Synthesis of novel catalytic composite nanofibers containing ruthenium nanoparticles stabilized by a citric acid-β-cyclodextrin polymer

Abstract

The elaboration of catalytic composite nanofibers (NFs) by electrospinning through a one-pot strategy is described. First, aqueous colloidal suspensions of ruthenium nanoparticles (Ru NPs) formed by reduction of a Ru(III) salt with NaBH₄ and stabilized by poly(cyclodextrin citrate) (PCD) were prepared. Then, poly(vinyl alcohol) (PVA) of different molecular weights was dissolved in the colloidal suspensions that were electrospun. SEM analyses of the resulting nanowebs displayed uniform NFs, whose diameters ranged between 300 and 700 nm and enlarged upon increasing (i) PVA molecular weight, (ii) nanosuspension viscosity, (iii) the amount of NaBH₄ and (iv) the PCD/Ru NP concentration. TEM analysis confirmed that Ru NPs with a mean diameter of around 2 nm were observed at the surface of NFs, embedded in the PVA matrix of NFs. HAADF-STEM and EDS mapping clearly showed that Ru NPs were homogeneously distributed onto and into the matrix of NFs.
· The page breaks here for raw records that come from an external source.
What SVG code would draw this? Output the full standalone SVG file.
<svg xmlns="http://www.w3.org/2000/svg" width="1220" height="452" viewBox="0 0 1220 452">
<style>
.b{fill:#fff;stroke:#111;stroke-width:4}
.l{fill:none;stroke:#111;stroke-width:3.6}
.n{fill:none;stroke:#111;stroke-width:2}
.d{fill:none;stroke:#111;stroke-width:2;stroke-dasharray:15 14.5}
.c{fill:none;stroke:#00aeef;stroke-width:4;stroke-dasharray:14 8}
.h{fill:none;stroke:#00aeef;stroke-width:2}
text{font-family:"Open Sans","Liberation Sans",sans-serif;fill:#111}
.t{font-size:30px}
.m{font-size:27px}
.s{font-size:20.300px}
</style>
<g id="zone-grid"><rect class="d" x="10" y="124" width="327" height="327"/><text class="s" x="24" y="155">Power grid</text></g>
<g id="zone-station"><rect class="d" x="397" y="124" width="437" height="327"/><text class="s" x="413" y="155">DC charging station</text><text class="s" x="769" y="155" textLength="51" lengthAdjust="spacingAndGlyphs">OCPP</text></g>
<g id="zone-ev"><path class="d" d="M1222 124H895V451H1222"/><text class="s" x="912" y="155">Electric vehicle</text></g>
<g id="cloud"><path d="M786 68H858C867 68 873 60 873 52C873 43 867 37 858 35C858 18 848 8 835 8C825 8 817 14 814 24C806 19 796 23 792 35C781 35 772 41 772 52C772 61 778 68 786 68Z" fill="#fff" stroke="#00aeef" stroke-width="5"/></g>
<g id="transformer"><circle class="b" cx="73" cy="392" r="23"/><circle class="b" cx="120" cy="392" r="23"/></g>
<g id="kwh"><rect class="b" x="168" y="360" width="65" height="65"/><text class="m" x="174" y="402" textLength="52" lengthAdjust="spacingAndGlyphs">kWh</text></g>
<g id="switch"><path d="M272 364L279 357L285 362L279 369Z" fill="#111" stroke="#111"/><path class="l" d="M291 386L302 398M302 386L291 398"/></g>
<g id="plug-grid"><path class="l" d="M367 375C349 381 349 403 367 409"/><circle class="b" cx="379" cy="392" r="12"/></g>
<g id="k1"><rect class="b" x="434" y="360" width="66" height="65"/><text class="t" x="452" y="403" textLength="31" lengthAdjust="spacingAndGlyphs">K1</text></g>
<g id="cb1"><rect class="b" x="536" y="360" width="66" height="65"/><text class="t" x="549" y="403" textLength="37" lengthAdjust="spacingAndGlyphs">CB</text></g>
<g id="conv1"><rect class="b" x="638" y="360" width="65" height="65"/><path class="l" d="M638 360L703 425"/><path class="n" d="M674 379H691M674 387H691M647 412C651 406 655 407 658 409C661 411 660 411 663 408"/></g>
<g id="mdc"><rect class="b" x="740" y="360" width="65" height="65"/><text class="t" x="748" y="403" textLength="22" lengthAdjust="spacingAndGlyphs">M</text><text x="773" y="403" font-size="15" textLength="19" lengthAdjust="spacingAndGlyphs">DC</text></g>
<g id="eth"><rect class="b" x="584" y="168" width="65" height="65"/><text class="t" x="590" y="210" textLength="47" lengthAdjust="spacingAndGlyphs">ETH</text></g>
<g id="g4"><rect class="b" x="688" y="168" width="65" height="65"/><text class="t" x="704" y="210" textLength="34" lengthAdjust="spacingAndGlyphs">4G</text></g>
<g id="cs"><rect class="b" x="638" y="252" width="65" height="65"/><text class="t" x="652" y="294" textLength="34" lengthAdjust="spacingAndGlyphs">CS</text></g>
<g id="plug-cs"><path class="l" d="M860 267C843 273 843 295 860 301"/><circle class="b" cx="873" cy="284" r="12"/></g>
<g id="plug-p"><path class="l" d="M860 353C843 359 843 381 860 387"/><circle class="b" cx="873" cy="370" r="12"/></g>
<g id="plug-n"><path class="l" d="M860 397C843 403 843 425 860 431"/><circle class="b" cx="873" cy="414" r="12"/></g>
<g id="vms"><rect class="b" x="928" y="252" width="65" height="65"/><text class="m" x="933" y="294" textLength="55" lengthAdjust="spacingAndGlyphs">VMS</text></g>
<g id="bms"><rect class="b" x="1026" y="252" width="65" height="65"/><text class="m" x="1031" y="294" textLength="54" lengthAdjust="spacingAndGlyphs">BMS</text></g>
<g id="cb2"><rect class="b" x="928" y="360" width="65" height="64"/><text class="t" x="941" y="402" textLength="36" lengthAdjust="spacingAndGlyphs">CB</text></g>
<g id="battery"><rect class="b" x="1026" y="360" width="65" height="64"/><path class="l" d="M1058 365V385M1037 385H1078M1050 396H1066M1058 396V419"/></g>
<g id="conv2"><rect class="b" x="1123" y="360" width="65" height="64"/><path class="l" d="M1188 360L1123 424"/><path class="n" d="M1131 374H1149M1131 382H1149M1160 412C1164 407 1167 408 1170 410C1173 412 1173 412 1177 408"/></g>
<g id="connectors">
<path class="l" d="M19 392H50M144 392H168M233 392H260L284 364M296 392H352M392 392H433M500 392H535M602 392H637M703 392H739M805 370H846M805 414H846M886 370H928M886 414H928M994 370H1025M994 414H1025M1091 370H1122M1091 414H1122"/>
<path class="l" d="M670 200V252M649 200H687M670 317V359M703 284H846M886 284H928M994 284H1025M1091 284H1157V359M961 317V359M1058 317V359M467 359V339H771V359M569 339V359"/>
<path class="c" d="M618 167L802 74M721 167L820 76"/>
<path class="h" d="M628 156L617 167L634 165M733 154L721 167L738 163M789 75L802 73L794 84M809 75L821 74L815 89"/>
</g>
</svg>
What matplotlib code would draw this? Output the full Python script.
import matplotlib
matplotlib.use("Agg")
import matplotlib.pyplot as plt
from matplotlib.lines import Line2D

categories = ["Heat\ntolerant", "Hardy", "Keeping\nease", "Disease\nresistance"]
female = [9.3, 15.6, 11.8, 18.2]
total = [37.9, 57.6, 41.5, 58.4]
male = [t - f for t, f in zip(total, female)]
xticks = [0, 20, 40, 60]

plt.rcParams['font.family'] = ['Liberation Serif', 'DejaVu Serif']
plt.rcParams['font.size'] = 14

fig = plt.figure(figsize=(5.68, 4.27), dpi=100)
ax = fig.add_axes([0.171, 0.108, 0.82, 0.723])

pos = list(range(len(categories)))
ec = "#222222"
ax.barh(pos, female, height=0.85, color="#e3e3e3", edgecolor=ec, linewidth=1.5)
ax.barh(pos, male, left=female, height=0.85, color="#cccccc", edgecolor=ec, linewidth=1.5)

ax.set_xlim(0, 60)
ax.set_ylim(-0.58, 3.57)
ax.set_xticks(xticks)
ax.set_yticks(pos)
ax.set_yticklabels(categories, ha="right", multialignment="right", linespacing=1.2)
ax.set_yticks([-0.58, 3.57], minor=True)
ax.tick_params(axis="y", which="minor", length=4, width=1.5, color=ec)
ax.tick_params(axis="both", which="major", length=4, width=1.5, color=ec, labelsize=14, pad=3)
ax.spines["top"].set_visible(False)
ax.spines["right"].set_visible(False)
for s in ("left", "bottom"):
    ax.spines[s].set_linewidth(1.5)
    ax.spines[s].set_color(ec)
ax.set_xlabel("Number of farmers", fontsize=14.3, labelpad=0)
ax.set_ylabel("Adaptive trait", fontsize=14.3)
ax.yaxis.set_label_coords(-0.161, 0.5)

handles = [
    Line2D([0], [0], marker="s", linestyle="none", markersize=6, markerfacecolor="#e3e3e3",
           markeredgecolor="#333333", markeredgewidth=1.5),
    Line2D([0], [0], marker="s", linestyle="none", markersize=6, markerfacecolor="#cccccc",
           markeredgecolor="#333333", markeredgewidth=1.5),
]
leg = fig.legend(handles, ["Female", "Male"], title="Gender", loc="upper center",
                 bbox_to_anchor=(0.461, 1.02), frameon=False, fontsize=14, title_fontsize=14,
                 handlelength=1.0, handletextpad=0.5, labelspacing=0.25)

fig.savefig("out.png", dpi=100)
After their electrospinning, the prepared nanowebs were submitted to a heat post-treatment at 160 °C which was shown to trigger the PVA crystallization. In addition, the physical crosslinking of PVA chains by NaBO₂ resulting from NaBH₄ oxidation in the precursor suspension was also observed. Interestingly, an SEM study evidenced that the thermal post-treatment in combination with the presence of NaBO₂ clearly improved the thermal stability of the synthesized composite nanowebs. Finally, catalytic hydrogenation tests showed the absence of Ru NPs leaching from NFs in the reaction medium, and displayed good conversion of styrene into ethylbenzene.